**Exercise**
Go through the listing below and gather every line with the word "LaTeX".

**Records shown**
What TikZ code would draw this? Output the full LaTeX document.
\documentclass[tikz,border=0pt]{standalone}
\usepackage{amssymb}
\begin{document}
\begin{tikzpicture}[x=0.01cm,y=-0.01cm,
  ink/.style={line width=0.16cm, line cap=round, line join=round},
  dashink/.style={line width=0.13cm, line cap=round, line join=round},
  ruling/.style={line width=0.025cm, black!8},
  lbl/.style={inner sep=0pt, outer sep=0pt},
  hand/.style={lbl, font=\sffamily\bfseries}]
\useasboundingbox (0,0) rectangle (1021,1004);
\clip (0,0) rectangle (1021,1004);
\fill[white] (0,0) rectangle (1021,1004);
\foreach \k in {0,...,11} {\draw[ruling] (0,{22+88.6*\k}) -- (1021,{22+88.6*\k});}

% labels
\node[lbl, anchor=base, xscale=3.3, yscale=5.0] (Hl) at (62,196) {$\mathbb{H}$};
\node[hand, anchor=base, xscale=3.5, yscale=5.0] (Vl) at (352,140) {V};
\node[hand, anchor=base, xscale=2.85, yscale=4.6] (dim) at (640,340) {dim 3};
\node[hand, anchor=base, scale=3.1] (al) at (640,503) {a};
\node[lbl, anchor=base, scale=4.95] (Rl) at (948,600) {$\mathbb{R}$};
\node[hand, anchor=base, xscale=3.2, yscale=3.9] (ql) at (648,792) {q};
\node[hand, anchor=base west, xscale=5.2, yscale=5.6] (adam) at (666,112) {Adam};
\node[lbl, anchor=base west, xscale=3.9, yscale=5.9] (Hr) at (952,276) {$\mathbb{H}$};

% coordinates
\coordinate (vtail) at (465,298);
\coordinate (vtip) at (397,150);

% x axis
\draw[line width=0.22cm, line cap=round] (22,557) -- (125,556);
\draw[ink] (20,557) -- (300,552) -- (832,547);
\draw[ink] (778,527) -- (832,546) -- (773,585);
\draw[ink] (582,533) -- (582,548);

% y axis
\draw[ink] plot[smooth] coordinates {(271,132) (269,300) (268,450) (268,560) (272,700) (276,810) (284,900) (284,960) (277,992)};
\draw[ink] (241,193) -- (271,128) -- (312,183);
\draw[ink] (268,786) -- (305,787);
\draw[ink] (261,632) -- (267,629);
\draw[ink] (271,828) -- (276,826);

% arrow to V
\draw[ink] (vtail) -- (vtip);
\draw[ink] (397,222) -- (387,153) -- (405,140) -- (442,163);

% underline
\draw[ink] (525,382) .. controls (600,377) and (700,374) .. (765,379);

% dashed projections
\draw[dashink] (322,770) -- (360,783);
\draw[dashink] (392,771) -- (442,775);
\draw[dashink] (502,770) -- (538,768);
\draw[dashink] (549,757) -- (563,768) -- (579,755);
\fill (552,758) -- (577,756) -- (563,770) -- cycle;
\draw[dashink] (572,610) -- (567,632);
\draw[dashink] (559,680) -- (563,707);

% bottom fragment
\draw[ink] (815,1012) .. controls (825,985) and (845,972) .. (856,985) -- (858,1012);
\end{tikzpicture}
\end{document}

* * *

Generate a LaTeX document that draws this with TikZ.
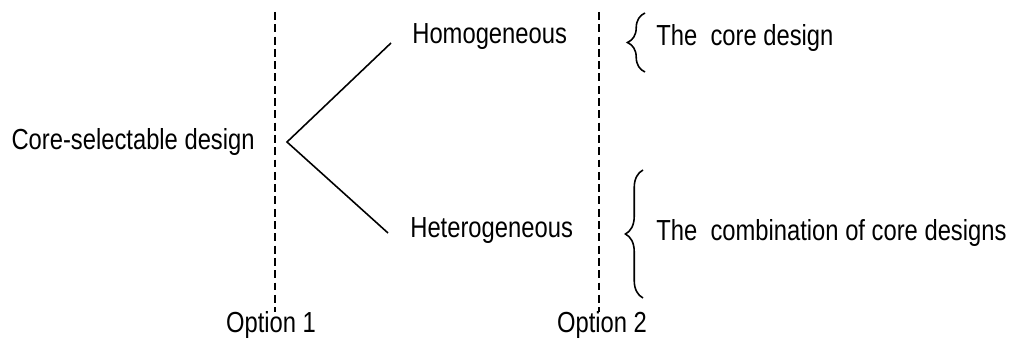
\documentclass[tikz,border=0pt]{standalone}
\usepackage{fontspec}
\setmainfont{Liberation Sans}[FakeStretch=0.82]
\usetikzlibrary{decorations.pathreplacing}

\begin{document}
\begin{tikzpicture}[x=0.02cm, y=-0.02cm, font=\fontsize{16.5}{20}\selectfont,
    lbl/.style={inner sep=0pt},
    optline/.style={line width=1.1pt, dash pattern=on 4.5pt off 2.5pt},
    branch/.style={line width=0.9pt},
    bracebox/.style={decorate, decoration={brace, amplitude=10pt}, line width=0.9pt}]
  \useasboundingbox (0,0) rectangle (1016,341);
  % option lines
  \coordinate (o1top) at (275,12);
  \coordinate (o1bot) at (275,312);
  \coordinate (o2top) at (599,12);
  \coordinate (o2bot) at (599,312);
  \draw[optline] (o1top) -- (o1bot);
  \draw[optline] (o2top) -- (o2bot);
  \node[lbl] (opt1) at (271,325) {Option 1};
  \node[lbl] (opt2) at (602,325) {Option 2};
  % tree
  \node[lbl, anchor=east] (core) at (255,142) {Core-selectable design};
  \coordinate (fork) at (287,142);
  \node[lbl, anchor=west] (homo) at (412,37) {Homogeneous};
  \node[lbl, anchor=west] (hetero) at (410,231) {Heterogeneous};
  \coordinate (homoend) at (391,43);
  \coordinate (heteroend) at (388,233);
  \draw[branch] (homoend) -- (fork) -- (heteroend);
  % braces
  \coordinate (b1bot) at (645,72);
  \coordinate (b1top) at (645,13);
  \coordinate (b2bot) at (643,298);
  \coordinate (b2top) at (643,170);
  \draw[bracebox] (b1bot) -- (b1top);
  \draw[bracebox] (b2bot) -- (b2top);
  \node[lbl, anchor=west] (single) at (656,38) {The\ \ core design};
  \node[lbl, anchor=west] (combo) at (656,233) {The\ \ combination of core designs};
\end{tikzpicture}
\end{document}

**Output of the task**
What TikZ code would draw this? Output the full LaTeX document.
Generate a LaTeX document that draws this with TikZ.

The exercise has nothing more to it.